U.S. Navy Awards Contracts to Refine MQ-25 Stingray Designs
Manufacturers vying to provide the Navy's new carrier-launched unmanned refueling aircraft expect a request for proposals this summer.
At its annual media day, Lockheed Martin offered a glimpse of its design for the Navy's MQ-25 Stingray unmanned refueling aircraft.

The U.S. Navy has awarded four manufacturers contract amendments with additional funding to refine their concepts for the MQ-25 Stingray refueling drone. The service’s requirements for the aircraft now emphasize the tanking role over multi-mission capability, according to one of the manufacturers.

On April 13, the Department of Defense (DOD) announced contract modification awards to Northrop Grumman ($24.7 million), Boeing ($19.1 million), Lockheed Martin ($18.8 million) and General Atomics ($18.7 million) to refine their air vehicle concepts and develop technology trade-off alternatives in advance of the MQ-25 engineering and manufacturing development phase. The DOD expects work to be completed on the contract add-ons in September 2018.

The four companies each received previous, risk-reduction contracts of roughly double the latest amounts in October. Since at least 2011, they have participated in studies and preliminary design exercises for what the Navy originally called the unmanned carrier-launched airborne surveillance and strike (UClass) program.

Over time, the Navy’s expected requirements for the aircraft have evolved from it being a multi-mission platform capable of performing intelligence, surveillance, reconnaissance (ISR) and strike missions to one focused on carrier-based aerial refueling, a role the F/A-18E/F Super Hornet now serves. Competing manufacturers expect the service will issue a formal request for proposals this summer.

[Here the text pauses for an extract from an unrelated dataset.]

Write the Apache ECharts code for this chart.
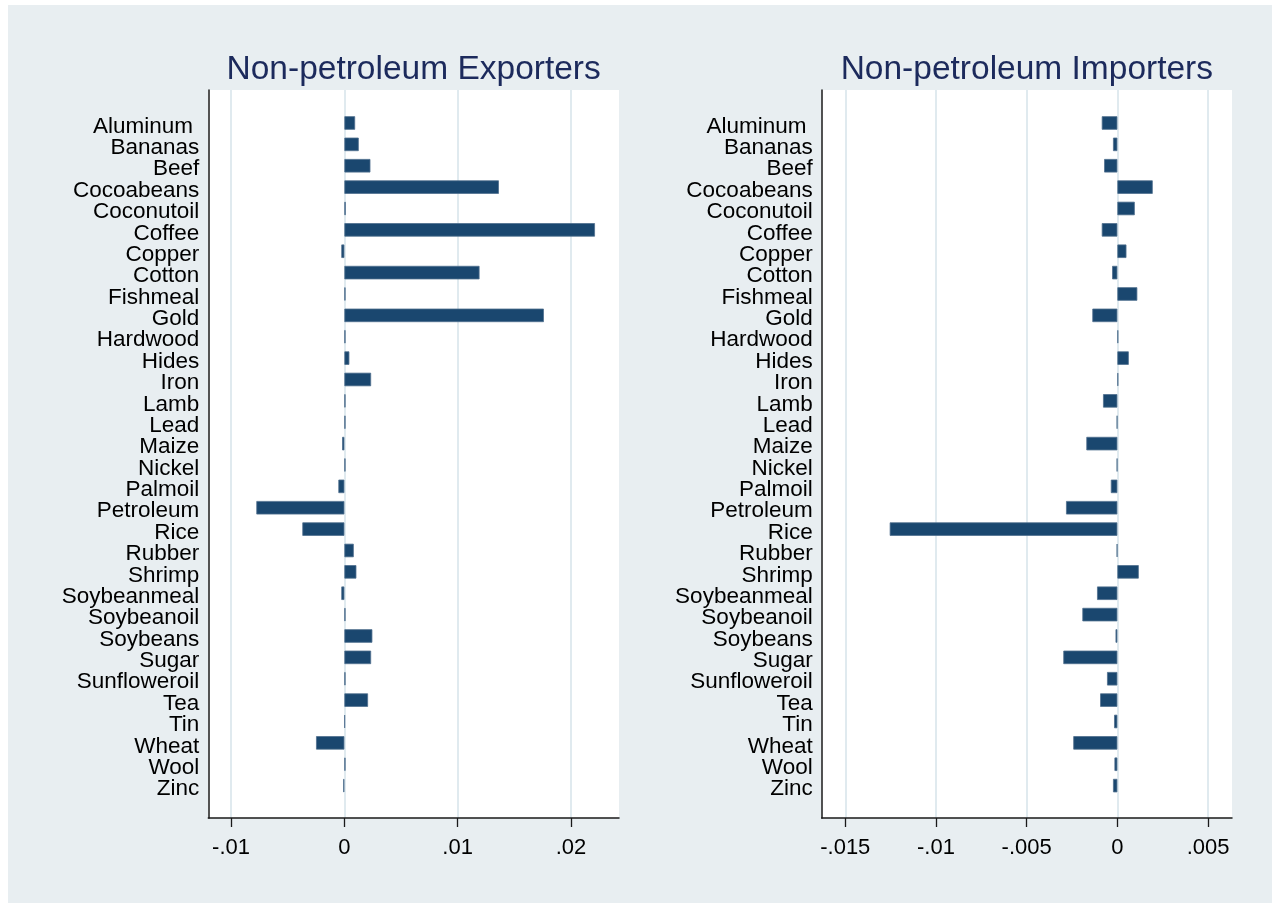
<!DOCTYPE html>
<html>
<head>
<meta charset="utf-8">
<script src="https://cdn.jsdelivr.net/npm/echarts@6/dist/echarts.min.js"></script>
<style>
  html, body { margin: 0; padding: 0; background: #ffffff; }
  #bg { position: absolute; left: 8px; top: 5px; width: 1264px; height: 898px; background: #e8eef1; }
  #chart { position: absolute; left: 0; top: 0; width: 1272px; height: 903px; }
</style>
</head>
<body>
<div id="bg"></div>
<div id="chart"></div>
<script>
// ---- data ----
const categories = ['Aluminum ', 'Bananas', 'Beef', 'Cocoabeans', 'Coconutoil', 'Coffee', 'Copper', 'Cotton',
  'Fishmeal', 'Gold', 'Hardwood', 'Hides', 'Iron', 'Lamb', 'Lead', 'Maize', 'Nickel', 'Palmoil',
  'Petroleum', 'Rice', 'Rubber', 'Shrimp', 'Soybeanmeal', 'Soybeanoil', 'Soybeans', 'Sugar',
  'Sunfloweroil', 'Tea', 'Tin', 'Wheat', 'Wool', 'Zinc'];

const exportersValues = [0.00095, 0.00127, 0.0023, 0.01364, 0.00012, 0.02212, -0.00027, 0.01193,
  0.0001, 0.01761, 0.0001, 0.00044, 0.00236, 0.0001, 0.0001, -0.0002, 0.0001, -0.00053,
  -0.00777, -0.00371, 0.00083, 0.00106, -0.00027, 0.0001, 0.00247, 0.00236,
  0.0001, 0.00209, 0.00005, -0.0025, 0.0001, -0.0001];

const importersValues = [-0.00086, -0.00024, -0.00073, 0.00195, 0.00096, -0.00086, 0.0005, -0.00029,
  0.0011, -0.00138, 0.00005, 0.00063, 0.00005, -0.00079, -0.00003, -0.00171, -0.00003, -0.00036,
  -0.00283, -0.01255, -0.00003, 0.00118, -0.00112, -0.00193, -0.0001, -0.00298,
  -0.00057, -0.00095, -0.00018, -0.00243, -0.00016, -0.00024];

const exportersTicks = [-0.01, 0, 0.01, 0.02];
const importersTicks = [-0.015, -0.01, -0.005, 0, 0.005];

const titles = ['Non-petroleum Exporters', 'Non-petroleum Importers'];

// ---- layout ----
const FONT = '"Liberation Sans", Arial, Helvetica, sans-serif';
const panels = [
  { left: 208.3, width: 410.7, min: -0.01201, max: 0.02424, ticks: exportersTicks, values: exportersValues, title: titles[0] },
  { left: 821.7, width: 410.3, min: -0.0163, max: 0.00632, ticks: importersTicks, values: importersValues, title: titles[1] }
];
const frameTop = 90, frameHeight = 728;
const barTop = 112.3, barHeight = 684;
const labelShift = 3.5;

function fmt(v) {
  if (v === 0) return '0';
  return String(+v.toFixed(4)).replace('0.', '.');
}

const grid = [], xAxis = [], yAxis = [], series = [], title = [];
panels.forEach((p, i) => {
  const fi = i * 3, bi = i * 3 + 1, li = i * 3 + 2;
  // frame grid
  grid.push({ left: p.left, top: frameTop, width: p.width, height: frameHeight,
    show: true, backgroundColor: '#ffffff', borderWidth: 0 });
  // bar grid
  grid.push({ left: p.left, top: barTop, width: p.width, height: barHeight, show: false });
  // label grid
  grid.push({ left: p.left, top: barTop + labelShift, width: p.width, height: barHeight, show: false });

  xAxis.push({
    gridIndex: fi, type: 'value', min: p.min, max: p.max,
    axisLine: { show: true, onZero: false, lineStyle: { color: '#1a1a1a', width: 1.5 } },
    axisTick: { show: true, customValues: p.ticks, length: 9, lineStyle: { color: '#1a1a1a', width: 1.3 } },
    axisLabel: { show: true, customValues: p.ticks, formatter: fmt, margin: 18.5,
      fontSize: 22, color: '#000', fontFamily: FONT },
    splitLine: { show: true, lineStyle: { color: '#dde8ee', width: 1.8 } }
  });
  yAxis.push({
    gridIndex: fi, type: 'value', min: 0, max: 1,
    axisLine: { show: true, onZero: false, lineStyle: { color: '#1a1a1a', width: 1.5 } },
    axisTick: { show: false }, axisLabel: { show: false }, splitLine: { show: false }
  });

  xAxis.push({ gridIndex: bi, type: 'value', min: p.min, max: p.max, show: false, splitLine: { show: false } });
  yAxis.push({
    gridIndex: bi, type: 'category', data: categories, inverse: true,
    axisLine: { show: false }, axisTick: { show: false }, splitLine: { show: false },
    axisLabel: { show: false }
  });

  xAxis.push({ gridIndex: li, type: 'value', min: p.min, max: p.max, show: false, splitLine: { show: false } });
  yAxis.push({
    gridIndex: li, type: 'category', data: categories, inverse: true,
    axisLine: { show: false }, axisTick: { show: false }, splitLine: { show: false },
    axisLabel: { show: true, interval: 0, margin: 9, fontSize: 22.5, color: '#000', fontFamily: FONT }
  });

  series.push({
    type: 'bar', xAxisIndex: bi, yAxisIndex: bi, data: p.values,
    barWidth: 13.5,
    itemStyle: { color: '#1a476f', borderColor: '#4f6f8e', borderWidth: 0.8 },
    silent: true, animation: false
  });
  title.push({
    text: p.title, left: p.left + p.width / 2, top: 53, textAlign: 'center', padding: 0,
    textStyle: { fontSize: 33.5, fontWeight: 'normal', color: '#1c2a5c', fontFamily: FONT, lineHeight: 33 }
  });
});

const chart = echarts.init(document.getElementById('chart'), null, { renderer: 'canvas' });
chart.setOption({
  backgroundColor: 'transparent',
  animation: false,
  title, grid, xAxis, yAxis, series
});
</script>
</body>
</html>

“It’s a tanker, and that’s pretty well what the Navy has defined as the primary requirement for this unmanned system,” Rob Weiss, general manager of Lockheed Martin’s Skunk Works advanced development unit, told reporters March 21 during the company’s annual media day. “They’re frankly doing all the right things to accelerate this program and get it in the hands of the warfighter sooner than later. The focus is on mission tanking; we’ve done a number of ([technology)] trade-offs on the actual configuration.”

During the same event in 2016, Weiss said Lockheed Martin saw no reason to offer a traditional wing-body-tail design if the plan wais to eventually operate the aircraft in contest airspace. Lockheed Martin was earlier thought to be developing a stealthy, flying-wing aircraft along the lines of its RQ-170 Sentinel, with Northrop Grumman and Boeing proposing advancements of the X-47B and Phantom Ray flying wings, respectively. General Atomics has promoted the Sea Avenger, a marinized version of its jet-powered Predator C with twin, canted tails.

At the media day this year, Weiss displayed a graphic of an underwing pod or tank trailing a hose and refueling drogue to a following F/A-18, hinting at Lockheed Martin’s latest air vehicle configuration. “If ([the Navy’s)] requirements were about penetrating ISR, where it’s in contested airspace—be it ISR or strike—you would need an airplane that looks different than a concept with pylons,” he said. “But their requirements have now been defined to be a tanker, so you really don’t want to go with a tailless design.”